5. High Court Illustrations

Analytical Issues

A. Demarcating Inherent versus Territorial/Pecuniary Jurisdiction

While Hiralal Patni v. Sri Kali Nath (1962) holds that territorial defects are waivable, the boundary occasionally blurs, as illustrated by divergence in lower-court decisions on whether statutory tenancy protection creates inherent lack of jurisdiction or confers a subsequent defence.[7]

B. Ambiguity and the Risk of “Creating a New Decree”

Executing courts often straddle a fine line between interpretation and modification. The Supreme Court in Meenakshi Saxena cautioned that supplementation must remain faithful to decree intent.

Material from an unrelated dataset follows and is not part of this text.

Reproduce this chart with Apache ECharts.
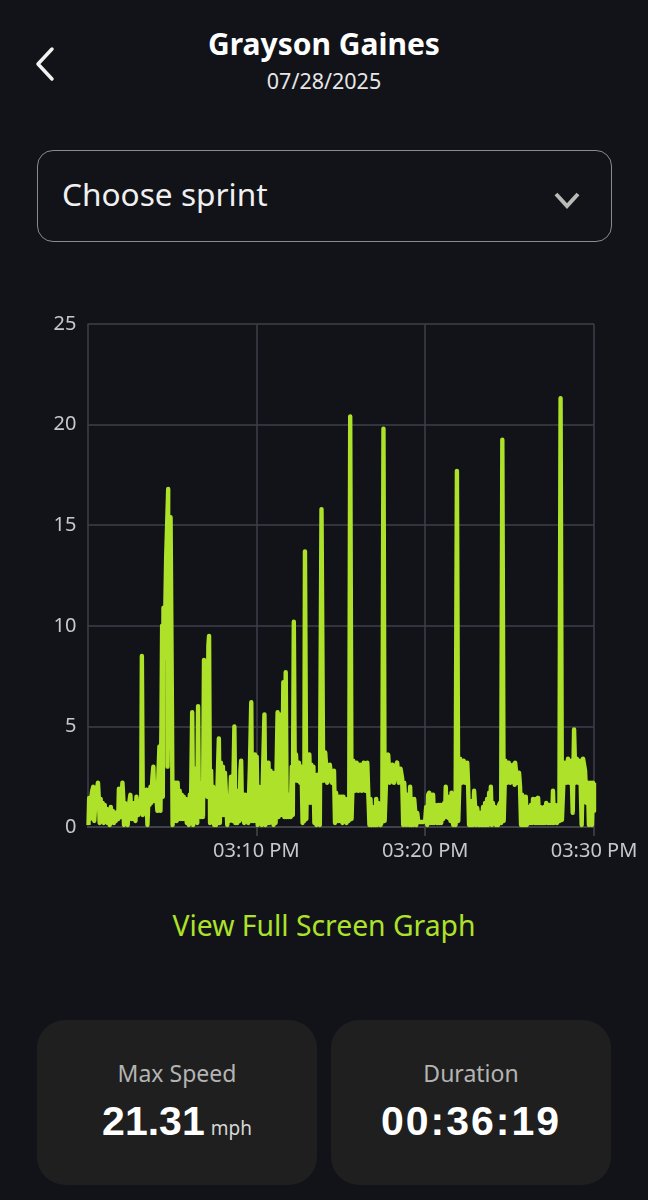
<!DOCTYPE html>
<html>
<head>
<meta charset="utf-8">
<title>Grayson Gaines</title>
<script src="https://cdn.jsdelivr.net/npm/echarts@6/dist/echarts.min.js"></script>
<style>
    html, body { margin: 0; padding: 0; background: #111318; }
    #page { position: relative; width: 648px; height: 1200px; overflow: hidden; font-family: "Noto Sans", sans-serif; color: #fff; }
    .abs { position: absolute; white-space: nowrap; }
    .center { left: 0; width: 648px; text-align: center; }
    #name { top: 24px; font-size: 30px; line-height: 40px; font-weight: 700; }
    #date { top: 66px; font-size: 21.5px; line-height: 30px; color: #e6e6e6; }
    #select { left: 37px; top: 150px; width: 573px; height: 90px; border: 1.5px solid #8a8b8d; border-radius: 16px; }
    #selectText { left: 62px; top: 172px; font-size: 31.6px; line-height: 44px; color: #f0f0f0; }
    #chart { position: absolute; left: 0; top: 300px; width: 648px; height: 580px; }
    #link { top: 906px; font-size: 28.3px; line-height: 38px; color: #aee22a; }
    .card { position: absolute; top: 1020px; width: 280px; height: 165px; background: #1f1f1f; border-radius: 28px; }
    .cardLabel { left: 0; width: 280px; text-align: center; top: 36px; font-size: 23px; line-height: 34px; color: #b4b4b4; }
    .cardValue { left: 0; width: 280px; text-align: center; top: 74px; font-family: "Liberation Sans", Arial, sans-serif; font-size: 41px; line-height: 54px; font-weight: 700; }
    .unit { font-family: "Noto Sans", sans-serif; font-size: 19px; font-weight: 400; color: #d6d6d6; margin-left: 6px; }
</style>
</head>
<body>
<div id="page">
    <svg class="abs" style="left:30px;top:42px" width="30" height="44"><path d="M22 7 L8 22 L22 37" fill="none" stroke="#f2f2f2" stroke-width="3.5" stroke-linecap="round" stroke-linejoin="round"/></svg>
    <div id="name" class="abs center">Grayson Gaines</div>
    <div id="date" class="abs center">07/28/2025</div>
    <div id="select" class="abs"></div>
    <div id="selectText" class="abs">Choose sprint</div>
    <svg class="abs" style="left:550px;top:186px" width="36" height="30"><path d="M6 8 L17 20 L28 8" fill="none" stroke="#b9bcb6" stroke-width="4"/></svg>
    <div id="chart"></div>
    <div id="link" class="abs center">View Full Screen Graph</div>
    <div class="card" style="left:37px">
        <div class="abs cardLabel">Max Speed</div>
        <div class="abs cardValue">21.31<span class="unit">mph</span></div>
    </div>
    <div class="card" style="left:331px">
        <div class="abs cardLabel">Duration</div>
        <div class="abs cardValue" style="letter-spacing:2px">00:36:19</div>
    </div>
</div>
<script>
// 坐标轴
var speedTicks = [0, 5, 10, 15, 20, 25];
var timeLabels = { 10: '03:10 PM', 20: '03:20 PM', 30: '03:30 PM' };

// 速度数据 [分钟, mph]
var trace00 = [[0.06,0.1],[0.1,1.45],[0.16,0.4],[0.22,1.4],[0.28,1.8],[0.34,2],[0.4,0.3],[0.46,1.2],[0.54,1.8],[0.62,2.2],[0.68,1.3],[0.72,0.2],[0.78,1.4],[0.84,0.4],[0.9,1.2],[0.96,0.2],[1.02,1.1],[1.08,0.3],[1.14,0.9],[1.2,0.2],[1.26,0.8],[1.32,0.1],[1.38,1],[1.44,0.3],[1.5,0.8],[1.56,0.2],[1.62,0.7],[1.68,0.3],[1.76,0.75],[1.82,0.4],[1.86,1.9],[1.92,1.9],[1.98,0.5],[2.02,1.4],[2.07,2.2],[2.12,1.4],[2.16,0.1],[2.22,1.2],[2.28,0.9],[2.34,0.3],[2.38,0.1],[2.44,1],[2.54,1.6],[2.6,0.4],[2.66,1.2],[2.72,0.4],[2.78,1.2],[2.84,0.3],[2.9,1.5],[2.96,1.5],[3.02,0.6],[3.08,0.9],[3.14,0.7],[3.18,0.9],[3.22,8.5],[3.28,0.6],[3.34,1.5],[3.4,0.8],[3.49,1.85],[3.55,0.1],[3.62,1.7],[3.68,1.1],[3.73,2],[3.78,1.2],[3.84,2.4],[3.9,3],[3.96,1.3],[4.02,2.2],[4.08,2.2],[4.14,0.8],[4.2,2.6],[4.26,4],[4.32,0.8],[4.38,5],[4.42,10],[4.46,1.5],[4.5,10.9]];
var trace05 = [[4.56,8.4],[4.66,13.4],[4.78,16.8],[4.74,3],[4.92,15.4],[5,6],[5.04,0.1],[5.1,2.2],[5.16,0.3],[5.22,2.2],[5.28,0.3],[5.34,2.2],[5.4,0.4],[5.46,1.8],[5.52,0.4],[5.58,1.6],[5.64,0.4],[5.7,1.5],[5.76,0.4],[5.82,1.4],[5.88,0.2],[5.94,1.3],[6,0.1],[6.06,1.6],[6.12,0.3],[6.2,5.7],[6.26,0.1],[6.32,2.9],[6.38,0.4],[6.44,2.9],[6.5,0.2],[6.55,6],[6.6,0.5],[6.66,2.2],[6.72,0.5],[6.78,2.2],[6.84,0.5],[6.9,8.3],[6.98,2],[7.04,8],[7.1,1.5],[7.16,9],[7.2,9.5],[7.26,0.2],[7.32,2.8],[7.38,0.4],[7.44,2],[7.5,0.1],[7.56,1.2],[7.62,0.1],[7.7,2],[7.78,4.4],[7.84,0.2],[7.9,3.2],[7.96,0.6],[8.02,3],[8.08,0.6],[8.14,2.7],[8.22,2.7],[8.28,0.1],[8.34,1.2],[8.4,0.3],[8.5,2.5],[8.6,0.3],[8.7,5],[8.76,0.2],[8.82,1.6],[8.88,0.2],[8.94,1.8],[9,0.3],[9.06,2.8],[9.1,3.3],[9.16,0.4],[9.22,1.6],[9.28,0.2],[9.34,1.6],[9.4,0.3],[9.46,1.5],[9.52,0.2],[9.62,3],[9.7,6.2],[9.75,0.3],[9.8,3.6],[9.86,0.3],[9.92,3.6],[9.98,0.3],[10.02,3.5],[10.08,0.1],[10.14,2],[10.2,0.5],[10.26,1.3],[10.32,0.1]];
var trace10 = [[10.48,5.6],[10.54,0.1],[10.6,3.2],[10.66,0.2],[10.72,3.2],[10.78,0.2],[10.84,2.8],[10.9,0.3],[10.96,2.7],[11.02,0.1],[11.08,1.3],[11.14,0.2],[11.26,5.7],[11.32,0.5],[11.38,4],[11.46,5.6],[11.52,0.6],[11.6,7.2],[11.66,0.5],[11.74,7.7],[11.8,0.5],[11.86,1.6],[11.92,0.5],[11.98,1.6],[12.04,0.5],[12.1,3],[12.16,0.6],[12.22,10.2],[12.28,2.3],[12.35,3.6],[12.42,2.3],[12.52,3.2],[12.6,2.2],[12.68,3],[12.74,0.2],[12.8,1.4],[12.84,0.3],[12.88,13.7],[12.96,0.4],[13.02,3.6],[13.08,1.2],[13.14,3.6],[13.2,1.2],[13.26,3.1],[13.32,1.2],[13.38,3],[13.44,0.2],[13.5,1.4],[13.56,0.1],[13.62,2.6],[13.7,2],[13.76,0.1],[13.86,15.8],[13.96,2.3],[14.08,3.7],[14.2,2.2],[14.35,3.1],[14.48,2.2],[14.6,2.8],[14.66,0.2],[14.72,1.7],[14.8,1.7],[14.86,0.3],[14.92,1.5],[14.98,0.3],[15.04,1.5],[15.1,0.2],[15.16,1.5],[15.22,0.3],[15.28,1.4],[15.34,0.2],[15.4,1.3],[15.46,0.3]];
var trace15 = [[15.5,0.4],[15.56,20.4],[15.64,0.4],[15.74,3.3],[15.84,1.8],[15.94,3.2],[16.04,1.8],[16.14,3.1],[16.24,1.8],[16.36,3.2],[16.46,1.8],[16.57,3.2],[16.63,1.7],[16.7,0.1],[16.76,1.4],[16.82,0.1],[16.88,0.8],[16.94,0.1],[17,1],[17.05,0.1],[17.1,1.4],[17.16,0.1],[17.22,1.2],[17.28,1.2],[17.36,0.1],[17.46,0.3],[17.53,19.8],[17.6,0.3],[17.72,3.2],[17.81,3.6],[17.9,2.2],[18.05,3.1],[18.15,2.2],[18.25,3],[18.34,3.2],[18.44,2.2],[18.54,2.9],[18.64,2.4],[18.7,0.1],[18.76,2.2],[18.82,2.2],[18.88,0.1],[18.94,1.6],[19,1.4],[19.06,0.1],[19.11,2],[19.17,0.1],[19.23,1.4],[19.29,0.1],[19.35,1.4],[19.41,1.4],[19.47,0.1],[19.53,0.7],[19.59,0.25],[19.88,0.25],[20,0.3]];
var trace20 = [[20.06,1],[20.12,0.1],[20.18,1.6],[20.24,1.7],[20.3,0.2],[20.36,1.6],[20.42,0.2],[20.47,1.6],[20.53,0.2],[20.59,1.1],[20.65,1.1],[20.71,0.2],[20.77,1.1],[20.83,0.2],[20.89,1.1],[20.95,0.2],[21.01,1.1],[21.07,0.4],[21.13,1.2],[21.18,0.5],[21.22,2],[21.28,0.5],[21.34,1],[21.38,0.45],[21.44,1.5],[21.5,0.3],[21.56,1.7],[21.6,1.7],[21.66,0.1],[21.74,1.4],[21.8,0.1],[21.88,17.7],[21.96,0.3],[22.07,3.4],[22.17,2.2],[22.28,3.3],[22.38,2.2],[22.49,3.2],[22.54,2.2],[22.6,0.1],[22.66,1.3],[22.72,0.1],[22.78,1.3],[22.84,0.1],[22.9,1.8],[22.96,1.8],[23.02,0.1],[23.08,0.95],[23.14,0.95],[23.2,0.1],[23.26,0.7],[23.31,0.7],[23.37,0.1],[23.43,1],[23.49,0.1],[23.55,1.2],[23.61,0.1],[23.67,1.4],[23.73,0.1],[23.79,1.7],[23.84,0.3],[23.89,2],[23.95,0.1],[24.01,1.2],[24.07,0.2],[24.13,1],[24.19,0.1],[24.26,0.85],[24.32,0.1],[24.38,1.1],[24.44,1.2],[24.5,0.2]];
var trace245 = [[24.57,19.25],[24.65,0.3],[24.75,3.3],[24.85,2.2],[24.95,3.2],[25.05,2.2],[25.2,3.1],[25.3,2.1],[25.33,3.2],[25.45,2.2],[25.56,2.7],[25.62,2],[25.68,0.1],[25.74,1.6],[25.8,0.1],[25.86,1.5],[25.92,0.1],[25.96,1.5],[26.02,0.1],[26.09,0.2],[26.15,1],[26.21,0.2],[26.27,1.1],[26.33,0.2],[26.39,1.4],[26.45,1.4],[26.51,0.2],[26.57,1.4],[26.63,0.2],[26.69,1.45],[26.75,0.2],[26.81,1],[26.87,0.2],[26.93,0.85],[26.99,0.2],[27.05,1],[27.11,0.2],[27.17,1.2],[27.22,1.2],[27.28,0.2],[27.34,1.1],[27.4,0.2],[27.46,1.1],[27.52,0.2],[27.57,1.8],[27.63,0.2],[27.69,1.1],[27.75,1.1],[27.81,0.2],[27.87,1.1],[27.95,0.3]];
var trace28 = [[28.02,21.31],[28.1,0.35],[28.2,2.5],[28.28,3.2],[28.38,2.2],[28.46,3.4],[28.56,2.2],[28.66,3.3],[28.74,0.7],[28.82,4.85],[28.9,2.2],[28.98,3.4],[29.08,2.2],[29.18,3.3],[29.27,0.1],[29.35,3.4],[29.47,2.8],[29.55,1.2],[29.64,2.2],[29.7,0.1],[29.8,2.2],[29.88,0.1],[29.94,2.2],[30,0.8],[30,2.2]];

var trace = trace00.concat(trace05, trace10, trace15, trace20, trace245, trace28);

var speedChart = echarts.init(document.getElementById('chart'));
var option = {
    animation: false,
    backgroundColor: 'transparent',
    grid: { left: 87.5, top: 24, width: 506.5, height: 503 },
    xAxis: {
        type: 'value',
        min: 0,
        max: 30,
        interval: 10,
        axisLine: { show: true, lineStyle: { color: '#44454e', width: 1.5 } },
        axisTick: { show: true, length: 9, lineStyle: { color: '#44454e', width: 1.5 } },
        splitLine: { show: true, lineStyle: { color: '#3e3f48', width: 1.5 } },
        axisLabel: {
            color: '#c6c8cd',
            fontSize: 20,
            fontFamily: 'Noto Sans',
            margin: 14,
            showMinLabel: false,
            formatter: function (value) {
                return timeLabels[value] || '';
            }
        }
    },
    yAxis: {
        type: 'value',
        min: speedTicks[0],
        max: speedTicks[speedTicks.length - 1],
        interval: 5,
        axisLine: { show: false },
        axisTick: { show: false },
        splitLine: { show: true, lineStyle: { color: '#3e3f48', width: 1.5 } },
        axisLabel: { color: '#c6c8cd', fontSize: 20, fontFamily: 'Noto Sans', margin: 11, verticalAlignMinLabel: 'middle', verticalAlignMaxLabel: 'middle' }
    },
    series: [{
        type: 'line',
        data: trace,
        showSymbol: false,
        smooth: false,
        lineStyle: { color: '#aee22a', width: 4.4, join: 'round' }
    }]
};
speedChart.setOption(option);
</script>
</body>
</html>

The Kerala High Court’s decision in Ganapathi demonstrates reliance on pleadings and judgment to resolve ambiguity without transgressing jurisdiction.

C. Policy Considerations

Efficient enforcement demands expedition, yet rigid adherence to finality may occasion injustice when statutory changes or patent errors surface belatedly. A calibrated approach—recognising nullity but resisting merits-based objections—best preserves both certainty and legality.

Conclusion

Indian jurisprudence has fashioned a carefully balanced doctrine: executing courts are guardians of decree finality, not tribunals of error correction. The seminal cases analysed herein fortify that boundary while preserving a narrow gateway for jurisdictional and statutory nullity. Future reform should continue to uphold this equilibrium, perhaps by legislatively clarifying the scope of “inherent jurisdiction” and articulating procedural mechanisms for addressing post-decree statutory changes, thereby ensuring that execution remains an instrument of justice rather than a protracted forum for collateral attack.

Footnotes

  1. Kiran Singh and Others v. Chaman Paswan and Others, AIR 1954 SC 340.
  2. Vasudev Dhanjibhai Modi v. Rajabhai Abdul Rehman, (1970) 1 SCC 670.
  3. Sunder Dass v. Ram Prakash, (1977) 2 SCC 662.
  4. Ganapathi and Another v. Balasubramania Gounder, AIR 1986 Mad 198.
  5. Topanmal Chhotamal v. Kundomal Gangaram & Ors., AIR 1960 SC 388.
  6. Patel Chaturbhai Nanabhai v. Patel Mohanbhai Nanabhai & Another, Gujarat HC, 1971.
  7. Hiralal Patni v. Sri Kali Nath, AIR 1962 SC 199.